> What to do
Check each line of the data for "this" and select those that have it.

> Available data
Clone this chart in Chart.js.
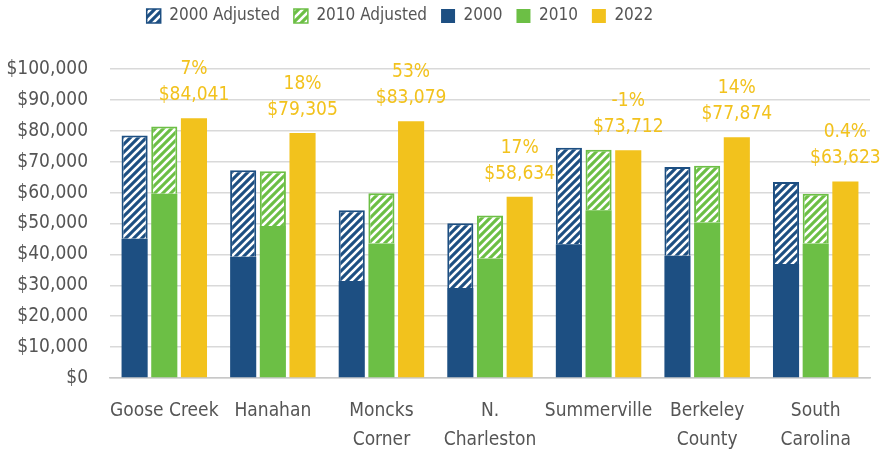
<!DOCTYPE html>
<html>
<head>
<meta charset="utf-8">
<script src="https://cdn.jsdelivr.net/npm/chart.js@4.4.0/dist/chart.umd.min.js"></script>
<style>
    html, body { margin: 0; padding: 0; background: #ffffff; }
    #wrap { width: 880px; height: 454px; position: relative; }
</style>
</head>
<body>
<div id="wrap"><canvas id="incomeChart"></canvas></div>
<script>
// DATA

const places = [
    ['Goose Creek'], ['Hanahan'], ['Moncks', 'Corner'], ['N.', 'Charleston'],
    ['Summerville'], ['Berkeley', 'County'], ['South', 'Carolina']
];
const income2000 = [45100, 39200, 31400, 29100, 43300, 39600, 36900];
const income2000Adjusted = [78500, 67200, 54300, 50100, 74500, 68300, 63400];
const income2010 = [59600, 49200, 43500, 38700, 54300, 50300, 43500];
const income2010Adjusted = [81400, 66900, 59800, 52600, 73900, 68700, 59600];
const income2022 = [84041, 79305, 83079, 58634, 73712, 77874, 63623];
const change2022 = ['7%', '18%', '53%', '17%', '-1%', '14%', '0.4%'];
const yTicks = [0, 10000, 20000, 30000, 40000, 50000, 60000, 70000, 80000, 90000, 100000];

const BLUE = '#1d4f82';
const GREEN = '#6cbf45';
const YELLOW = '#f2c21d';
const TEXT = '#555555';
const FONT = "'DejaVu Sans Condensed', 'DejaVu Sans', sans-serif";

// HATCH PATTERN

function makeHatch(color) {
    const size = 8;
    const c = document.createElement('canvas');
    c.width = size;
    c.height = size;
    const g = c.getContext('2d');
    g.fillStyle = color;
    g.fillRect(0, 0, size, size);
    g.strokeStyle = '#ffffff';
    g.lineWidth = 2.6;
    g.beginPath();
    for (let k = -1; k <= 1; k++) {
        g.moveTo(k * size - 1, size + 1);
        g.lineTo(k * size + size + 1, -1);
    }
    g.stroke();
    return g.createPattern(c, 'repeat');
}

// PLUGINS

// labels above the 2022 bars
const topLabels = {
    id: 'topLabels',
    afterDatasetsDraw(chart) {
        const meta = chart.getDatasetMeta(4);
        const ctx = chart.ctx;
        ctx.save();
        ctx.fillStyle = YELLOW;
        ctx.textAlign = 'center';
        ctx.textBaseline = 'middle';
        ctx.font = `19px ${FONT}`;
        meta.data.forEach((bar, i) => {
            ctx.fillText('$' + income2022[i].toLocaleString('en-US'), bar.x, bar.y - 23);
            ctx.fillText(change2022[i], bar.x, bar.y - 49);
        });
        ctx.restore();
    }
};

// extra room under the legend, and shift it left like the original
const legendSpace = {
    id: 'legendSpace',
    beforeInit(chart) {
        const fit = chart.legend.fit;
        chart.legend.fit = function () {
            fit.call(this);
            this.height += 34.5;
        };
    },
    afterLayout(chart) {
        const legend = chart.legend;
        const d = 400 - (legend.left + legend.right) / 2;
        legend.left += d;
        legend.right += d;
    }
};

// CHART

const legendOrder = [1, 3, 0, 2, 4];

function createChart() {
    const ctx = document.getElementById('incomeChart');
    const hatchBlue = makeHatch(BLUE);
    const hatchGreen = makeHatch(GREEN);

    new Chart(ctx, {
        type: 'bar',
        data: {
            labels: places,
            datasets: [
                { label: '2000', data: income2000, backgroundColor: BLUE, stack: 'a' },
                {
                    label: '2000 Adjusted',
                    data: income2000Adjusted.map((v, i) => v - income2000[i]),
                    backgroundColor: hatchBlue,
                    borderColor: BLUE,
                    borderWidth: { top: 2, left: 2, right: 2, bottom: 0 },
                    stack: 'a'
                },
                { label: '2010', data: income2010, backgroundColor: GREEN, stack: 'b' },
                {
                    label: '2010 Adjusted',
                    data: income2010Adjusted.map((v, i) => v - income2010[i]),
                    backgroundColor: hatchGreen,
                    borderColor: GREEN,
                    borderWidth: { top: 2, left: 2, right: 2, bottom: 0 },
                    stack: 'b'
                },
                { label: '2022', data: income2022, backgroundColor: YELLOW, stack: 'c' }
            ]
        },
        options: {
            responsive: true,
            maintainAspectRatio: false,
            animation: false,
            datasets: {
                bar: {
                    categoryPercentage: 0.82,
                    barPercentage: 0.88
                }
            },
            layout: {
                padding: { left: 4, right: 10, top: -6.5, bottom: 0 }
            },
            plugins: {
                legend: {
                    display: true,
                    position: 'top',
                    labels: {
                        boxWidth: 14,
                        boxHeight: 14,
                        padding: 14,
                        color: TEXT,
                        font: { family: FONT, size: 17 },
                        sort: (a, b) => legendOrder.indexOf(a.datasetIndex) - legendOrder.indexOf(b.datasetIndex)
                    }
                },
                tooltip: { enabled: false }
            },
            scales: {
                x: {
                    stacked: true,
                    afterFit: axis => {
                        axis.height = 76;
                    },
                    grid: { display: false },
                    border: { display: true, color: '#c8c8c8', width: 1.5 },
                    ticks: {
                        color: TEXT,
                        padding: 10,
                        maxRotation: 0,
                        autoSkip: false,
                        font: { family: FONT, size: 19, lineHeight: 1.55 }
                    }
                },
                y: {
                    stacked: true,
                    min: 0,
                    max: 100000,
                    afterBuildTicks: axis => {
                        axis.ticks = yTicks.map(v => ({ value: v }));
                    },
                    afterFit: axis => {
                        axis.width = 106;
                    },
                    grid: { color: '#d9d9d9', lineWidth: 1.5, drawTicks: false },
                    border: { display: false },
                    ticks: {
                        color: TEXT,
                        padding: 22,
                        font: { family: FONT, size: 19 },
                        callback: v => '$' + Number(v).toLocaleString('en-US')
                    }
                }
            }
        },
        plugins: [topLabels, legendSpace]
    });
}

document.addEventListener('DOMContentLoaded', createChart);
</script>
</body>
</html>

> The response
Clone this chart in Chart.js.
            fit.call(this);
            this.height += 34.5;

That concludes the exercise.